In part, the letter said this:
“As many singers would love to audition to be the next American pop star, we respectfully decline your invitation. We are proud to be making a living off our art and being successful independent artists by our own design ... We feel that music is not meant to be a competition. It’s a platform to say something powerful and should be a way of bringing people together, not separating them. We feel that your vision is completely different. We would be going against everything that we stand for by auditioning for American Idol.”
“It sure felt good to put those words out there, and it was surprising to see how many people agree,” Laurie said.
And agree they did:
“Gee, stick to what I love with integrity and passion surrounded by the people I love or sell my soul for some pop-culture plastic-popularity and a lack of privacy? Decisions, decisions,” wrote one person on Facebook, Mary Kay Torres, with obvious sarcasm.
The Shook Twins (and yes, they are identical) return to Vail for a show at Shakedown Bar on Bridge Street Friday night.
The women, who turned the 30 on Wednesday, are excited to get back to Colorado.
“We love playing Colorado, especially Vail,” Laurie said. “We always feel so special while in a special place. We would love to go hike around and see some of the surrounding beauty hidden in the hills.”
The twins have been performing together since elementary school, when they started singing in the choir. It wasn’t until college that the women “picked up instruments and started playing live a little bit with our own music,” Katelyn said.
That was nearly a decade ago, and the duo has since become a six-member band; they travel the country singing songs such as “Time to Swim,” a haunting folk tune where the women’s voices intertwine and overlap in stunning harmony. Laurie sings, plays banjo and beat boxes, while Katelyn sings and plays guitar and mandolin. Rounding out the group is Niko Daoussis on electric drums, electric guitar, bass and mandolin, Anna Tivel on fiddle and mandolin, Kyle Volkman on upright and electric bass and Russ Kleiner on drums.
Like most twins who have spent their lives together, and especially for these women, who are “barely ever apart,” there’s a strong, almost telepathic connection.

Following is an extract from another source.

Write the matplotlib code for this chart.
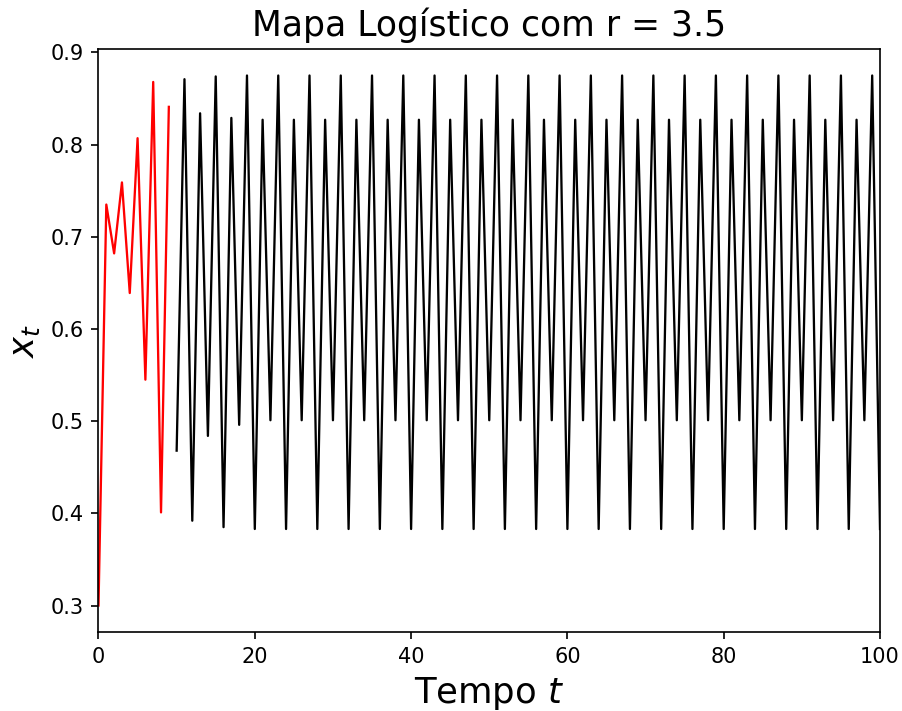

“It’s really cool to be able to communicate with a look and know what to do,” Katelyn said. “Our bandmates have caught on, too, and can jump on the train with our looks. It’s also detrimental because we’re so alike; there’s a lot of times where we mess up at the exact same time in the exact same song.”
‘JUST DO IT OURSELVES’
In April the Portland, Oregon-based band released its latest full-length studio album, “What We Do,” produced by Grammy Award-nominated producer Ryan Hadlock (The Lumineers, Elephant Revival).
“It was a pleasure working with Ryan Hadlock,” Laurie said. “It was very nice to be able to put our music in someone else’s hands, and be able to trust them. We had a few disagreements on production elements, but for the most part, we had the same vision for the music. It was so interesting to be involved in a really legit recording process.”

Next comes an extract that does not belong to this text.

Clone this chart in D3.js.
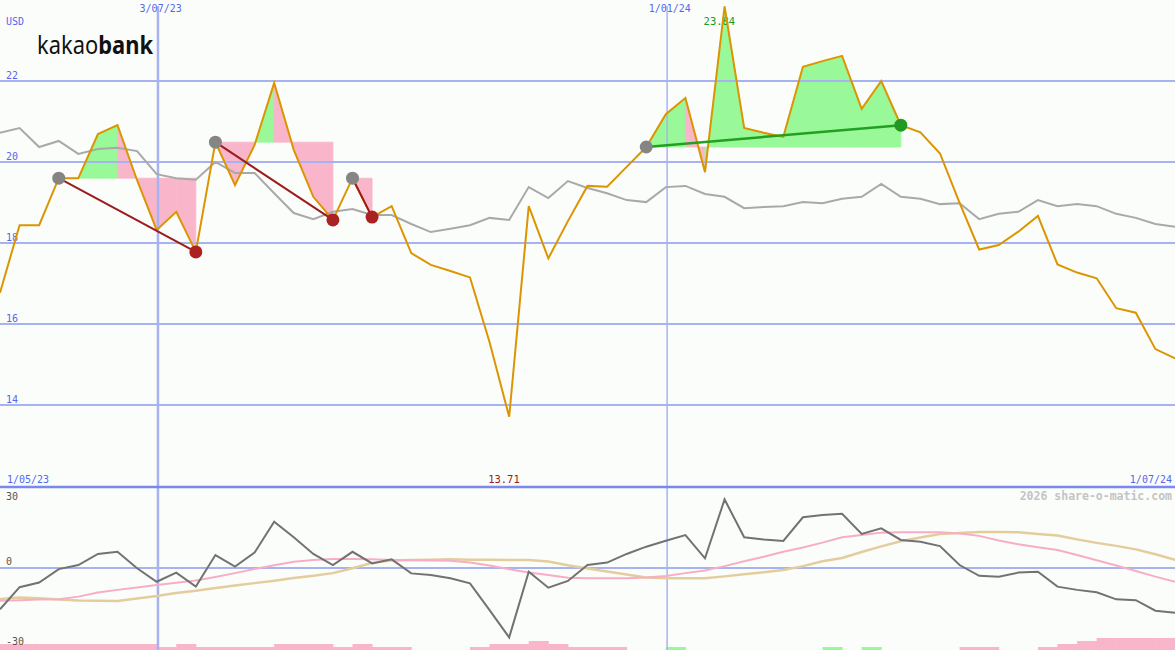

On an indie level, the album has been received very well, Laurie said, and is doing better than the band’s other albums.
“We put together a great team to help push the album, and we are seeing a huge leap in online sales, press and show sales,” she said. “We shopped the album around for an indie label, but nothing seemed to fit quite right, so we decided to just do it ourselves, like we are used to. We are fortunate that it’s possible for independent music to succeed in the current music world.”
Katelyn writes the majority of the lyrics for the songs, while Laurie focuses on the music component, adding harmonies or instruments. The result has been described as quirky, sometimes eerie, folk music.
“Some of our songs are serious, some are haunting and eerie, and the other half are goofy and upbeat and funny,” Katelyn said.
Most of all, their songs are their own. And they’ll continue to sing them together, and not from American Idol’s stage.